Request:
Gather each line in the entries that includes the string "HTML".
==*==
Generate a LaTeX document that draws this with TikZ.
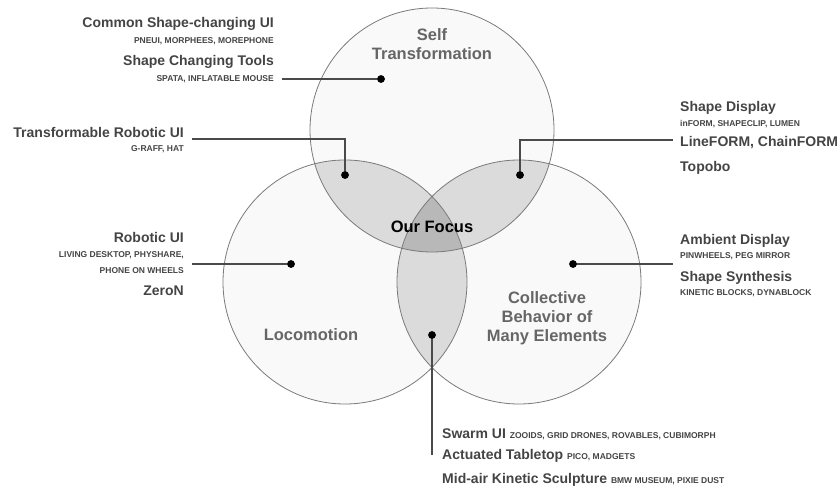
\documentclass[tikz,border=0pt]{standalone}
\usepackage{fontspec}
\setmainfont{Liberation Sans}
\definecolor{txt}{HTML}{444444}
\definecolor{clbl}{HTML}{666666}
\definecolor{conncol}{HTML}{4A4A4A}
\definecolor{cfill}{HTML}{F9F9F9}
\definecolor{pairfill}{HTML}{DBDBDB}
\definecolor{triplefill}{HTML}{B8B8B8}
\definecolor{cline}{HTML}{7A7A7A}
\begin{document}
\begin{tikzpicture}[x=1pt,y=-1pt,
  bigl/.style={font=\fontsize{14}{16}\selectfont\bfseries, text=txt, inner sep=0pt, text height=10pt, text depth=0pt},
  smalll/.style={font=\fontsize{8.5}{10}\selectfont\bfseries, text=txt, inner sep=0pt, text height=6.1pt, text depth=0pt},
  mixl/.style={inner sep=0pt, text=txt, anchor=base west},
  circlbl/.style={font=\fontsize{16.5}{19}\selectfont\bfseries, text=clbl, align=center, inner sep=0pt},
  conn/.style={draw=conncol, line width=1.3pt},
  dotn/.style={circle, fill=black, inner sep=0pt, minimum size=7.5pt},
  ring/.style={draw=cline, line width=0.8pt}
]
\useasboundingbox (0,0) rectangle (840,487);
\def\rad{122}
\coordinate (CT) at (432,130);
\coordinate (CL) at (345,282);
\coordinate (CR) at (519,282);
% fills
\fill[cfill] (CT) circle (\rad);
\fill[cfill] (CL) circle (\rad);
\fill[cfill] (CR) circle (\rad);
\begin{scope}
  \clip (CT) circle (\rad);
  \fill[pairfill] (CL) circle (\rad);
  \fill[pairfill] (CR) circle (\rad);
\end{scope}
\begin{scope}
  \clip (CL) circle (\rad);
  \fill[pairfill] (CR) circle (\rad);
\end{scope}
\begin{scope}
  \clip (CT) circle (\rad);
  \clip (CL) circle (\rad);
  \fill[triplefill] (CR) circle (\rad);
\end{scope}
\draw[ring] (CT) circle (\rad);
\draw[ring] (CL) circle (\rad);
\draw[ring] (CR) circle (\rad);

% circle labels
\node[circlbl] (lself) at (432,44.5) {Self\\Transformation};
\node[circlbl] (lloco) at (311,335) {Locomotion};
\node[circlbl, text=black] (lfocus) at (432,227) {Our Focus};
\node[circlbl, text=clbl] (lcoll) at (547,318) {Collective\\Behavior of\\Many Elements};

% top-left labels
\node[bigl, anchor=east] (t1) at (274,23) {Common Shape-changing UI};
\node[smalll, anchor=east] (t1s) at (274,40) {PNEUI, MORPHEES, MOREPHONE};
\node[bigl, anchor=east] (t2) at (274,61) {Shape Changing Tools};
\node[smalll, anchor=east] (t2s) at (274,78) {SPATA, INFLATABLE MOUSE};

\node[bigl, anchor=east] (t3) at (184,132) {Transformable Robotic UI};
\node[smalll, anchor=east] (t3s) at (184,148) {G-RAFF, HAT};

% top-right labels
\node[bigl, anchor=west] (r1) at (680,106) {Shape Display};
\node[smalll, anchor=west] (r1s) at (680,123) {inFORM, SHAPECLIP, LUMEN};
\node[bigl, anchor=west] (r2) at (680,141) {LineFORM, ChainFORM};
\node[bigl, anchor=west] (r3) at (680,166) {Topobo};

% left labels
\node[bigl, anchor=east] (l1) at (184,237) {Robotic UI};
\node[smalll, anchor=east] (l1s) at (184,254) {LIVING DESKTOP, PHYSHARE,};
\node[smalll, anchor=east] (l1t) at (184,270) {PHONE ON WHEELS};
\node[bigl, anchor=east] (l2) at (184,290) {ZeroN};

% right labels
\node[bigl, anchor=west] (a1) at (680,239) {Ambient Display};
\node[smalll, anchor=west] (a1s) at (680,255) {PINWHEELS, PEG MIRROR};
\node[bigl, anchor=west] (a2) at (680,276) {Shape Synthesis};
\node[smalll, anchor=west] (a2s) at (680,292) {KINETIC BLOCKS, DYNABLOCK};

% bottom labels
\node[mixl] (b1) at (442,438) {\fontsize{14}{16}\selectfont\bfseries Swarm UI {\fontsize{8.5}{10}\selectfont ZOOIDS, GRID DRONES, ROVABLES, CUBIMORPH}};
\node[mixl] (b2) at (442,459) {\fontsize{14}{16}\selectfont\bfseries Actuated Tabletop {\fontsize{8.5}{10}\selectfont PICO, MADGETS}};
\node[mixl] (b3) at (442,483) {\fontsize{14}{16}\selectfont\bfseries Mid-air Kinetic Sculpture {\fontsize{8.5}{10}\selectfont BMW MUSEUM, PIXIE DUST}};

% dots
\node[dotn] (d1) at (381,79) {};
\node[dotn] (d2) at (345,175) {};
\node[dotn] (d3) at (520,175) {};
\node[dotn] (d4) at (291,264) {};
\node[dotn] (d5) at (573,264) {};
\node[dotn] (d6) at (432,335) {};

% connector free ends
\coordinate (e1) at (282,79);
\coordinate (e2) at (192,139);
\coordinate (e3) at (673,140);
\coordinate (e4) at (192,264);
\coordinate (e5) at (673,264);
\coordinate (e6) at (432,455);

\draw[conn] (e1) -- (d1.center);
\draw[conn] (e2) -| (d2.center);
\draw[conn] (d3.center) |- (e3);
\draw[conn] (e4) -- (d4.center);
\draw[conn] (d5.center) -- (e5);
\draw[conn] (d6.center) -- (e6);

% redraw dots on top
\foreach \d in {d1,d2,d3,d4,d5,d6} \fill (\d) circle (3.75);
\end{tikzpicture}
\end{document}
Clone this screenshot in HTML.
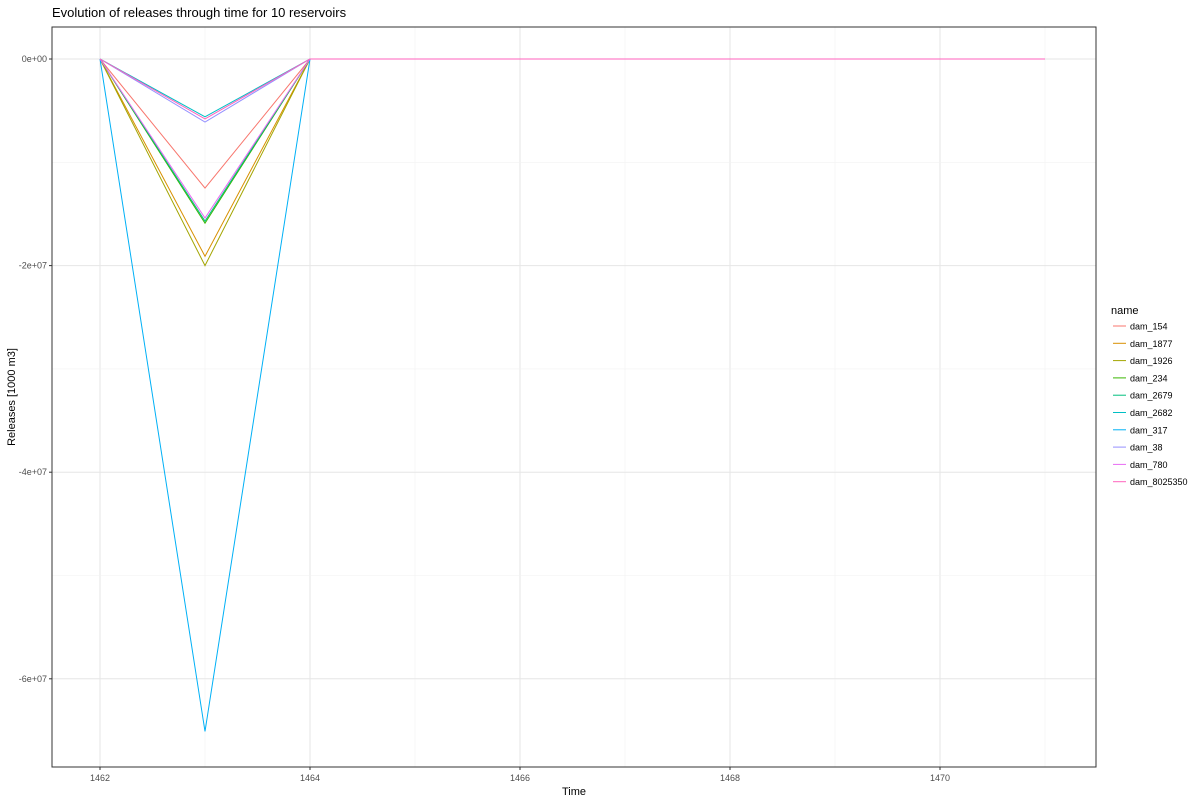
==*==
Task output:
\definecolor{txt}{HTML}{444444}
\definecolor{clbl}{HTML}{666666}
\definecolor{conncol}{HTML}{4A4A4A}
\definecolor{cfill}{HTML}{F9F9F9}
\definecolor{pairfill}{HTML}{DBDBDB}
\definecolor{triplefill}{HTML}{B8B8B8}
\definecolor{cline}{HTML}{7A7A7A}
Clone this screenshot in HTML.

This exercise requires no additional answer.